I have no idea how practical this would be as an SA plugin, and am
Pearl-illiterate, so I merely describe how I have approached it.  More than
a year ago, I started using _VERY_ crude general header based (To/Cc
checking) real name "pass" rules, then in March of 2007 I added an explicit
"RealName" virtual header so as to allow more powerful rules, including
"match not" type penalty rules.


* Main Issues: *
        - generating a list of account specific real names (preferably 
automatically)
        - real-time extraction of the correct "real name"
        - some "real names" have been compromised, and should receive MUCH lower
pass scores
        - some account names are inherently poorly suited to real name pass 
rules
        (e.g. "jayne.cobb" since all words in the real name also appear as words
in the account part - "jcobb" is a better form)
        - some senders transpose real name parts (e.g. "Cobb, Jayne" in place of
"Jayne Cobb")
        - some senders use cutesy nicknames or other tricks (e.g. "Hero of 
Canton"
in place of "Jayne Cobb")
        - some senders (particularly Bulkers) use the complete account name as 
the
real name, and should not be scored normally
        (e.g. "[EMAIL PROTECTED]" [EMAIL PROTECTED])

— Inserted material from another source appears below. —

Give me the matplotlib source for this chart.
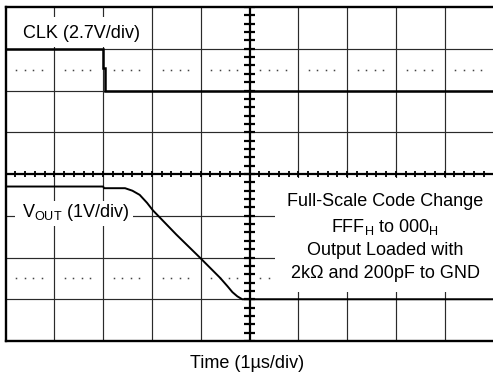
import numpy as np
import matplotlib
matplotlib.use('Agg')
import matplotlib.pyplot as plt
from matplotlib.patches import Rectangle

plt.rcParams['font.family'] = ['Liberation Sans', 'DejaVu Sans']
plt.rcParams['mathtext.fontset'] = 'custom'
plt.rcParams['mathtext.rm'] = 'Liberation Sans'

# screen is 10 x 8 divisions, values below are in divisions
clk_t = [0, 2.0, 2.0, 2.03, 2.03, 10]
clk_v = [7.0, 7.0, 6.55, 6.55, 6.0, 6.0]

vout_t = [0, 2.0, 2.02, 2.45, 2.6, 2.75, 2.9, 3.02, 3.5, 3.99, 4.4, 4.55, 4.65, 4.75, 4.85, 10]
vout_v = [3.70, 3.70, 3.66, 3.66, 3.60, 3.50, 3.31, 3.13, 2.55, 1.99, 1.51, 1.31, 1.17, 1.07, 1.0, 1.0]

clk_label = 'CLK (2.7V/div)'
vout_label = r'V$_{\mathrm{OUT}}$ (1V/div)'
note_lines = ['Full-Scale Code Change',
              r'FFF$_{\mathrm{H}}$ to 000$_{\mathrm{H}}$',
              'Output Loaded with',
              '2k\u03a9 and 200pF to GND']
xlabel = 'Time (1\u00b5s/div)'

W, H = 493, 377
fig = plt.figure(figsize=(W / 100, H / 100), dpi=100)
ax = fig.add_axes([5.5 / W, 36 / H, 488 / W, 334 / H])
ax.set_xlim(0, 10)
ax.set_ylim(0, 8)
ax.set_xticks([])
ax.set_yticks([])
ax.spines['right'].set_visible(False)
for s in ['left', 'top', 'bottom']:
    ax.spines[s].set_linewidth(1.7)

grid_c = '#2a2a2a'
# graticule
for gx in range(1, 10):
    if gx != 5:
        ax.axvline(gx, color=grid_c, lw=0.85, zorder=1)
for gy in range(1, 8):
    if gy != 4:
        ax.axhline(gy, color=grid_c, lw=0.85, zorder=1)

# centre axes with minor ticks
ax.axvline(5, color='black', lw=1.6, zorder=2)
ax.axhline(4, color='black', lw=1.6, zorder=2)
tx = np.arange(0, 10.01, 0.2)
ax.vlines(tx, 4 - 0.075, 4 + 0.075, color='black', lw=1.3, zorder=2)
ty = np.arange(0, 8.01, 0.2)
ax.hlines(ty, 5 - 0.105, 5 + 0.105, color='black', lw=1.6, zorder=2)

# dotted reference levels
frac = np.array([0.22, 0.39, 0.57, 0.74])
dx = (np.arange(10)[:, None] + frac[None, :]).ravel()
for ly in [6.5, 1.5]:
    ax.plot(dx, np.full_like(dx, ly), ls='none', marker='s', ms=1.1,
            color='#444444', mew=0, zorder=1)

# white boxes behind labels
ax.add_patch(Rectangle((0.06, 7.04), 2.84, 0.71, fc='white', ec='none', zorder=3))
ax.add_patch(Rectangle((0.19, 2.75), 2.42, 0.60, fc='white', ec='none', zorder=3))
ax.add_patch(Rectangle((5.52, 1.17), 4.6, 2.73, fc='white', ec='none', zorder=3,
                       clip_on=False))

# traces
ax.plot(clk_t, clk_v, color='black', lw=1.8, zorder=4, solid_joinstyle='miter')
ax.plot(vout_t, vout_v, color='black', lw=1.4, zorder=4)

fs = 13
ax.text(1.55, 7.26, clk_label, fontsize=fs, ha='center', va='baseline', zorder=5)
ax.text(1.43, 2.96, vout_label, fontsize=fs, ha='center', va='baseline', zorder=5)
for line, by in zip(note_lines, [3.23, 2.61, 2.06, 1.52]):
    ax.text(7.78, by, line, fontsize=fs, ha='center', va='baseline', zorder=5)

fig.text(247 / W, (377 - 368.5) / H, xlabel, fontsize=fs, ha='center', va='baseline')

fig.savefig('out.png', dpi=100)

* PREP: Semi-automatic Real Name Data Generation: *
I'm just-a-programmer, not a sysadmin, so don't know how a typical pipeline
works, however, if it's practical, automatic real name extraction should be
fairly straight forward.  Just write something that you can temporarily
plug in _AFTER_ SA, and which extracts the account & real name pair from
everthing which passes SA, accumulates the frequencies, and picks the most
often occurring real name(s) for each account (I usually limit this to one
or two).  Include an option for human inspection, mainly for cases where
there is no clear cut winner.  In my experience, the majority of accounts
can be generated automatically, however it's wise to inspect all
possibilities.  That's manageable for small companies (less than 20), and
shouldn't be too bad for low 100s.  The collector app only needs to be run
for a week or so.  New users could be added manually.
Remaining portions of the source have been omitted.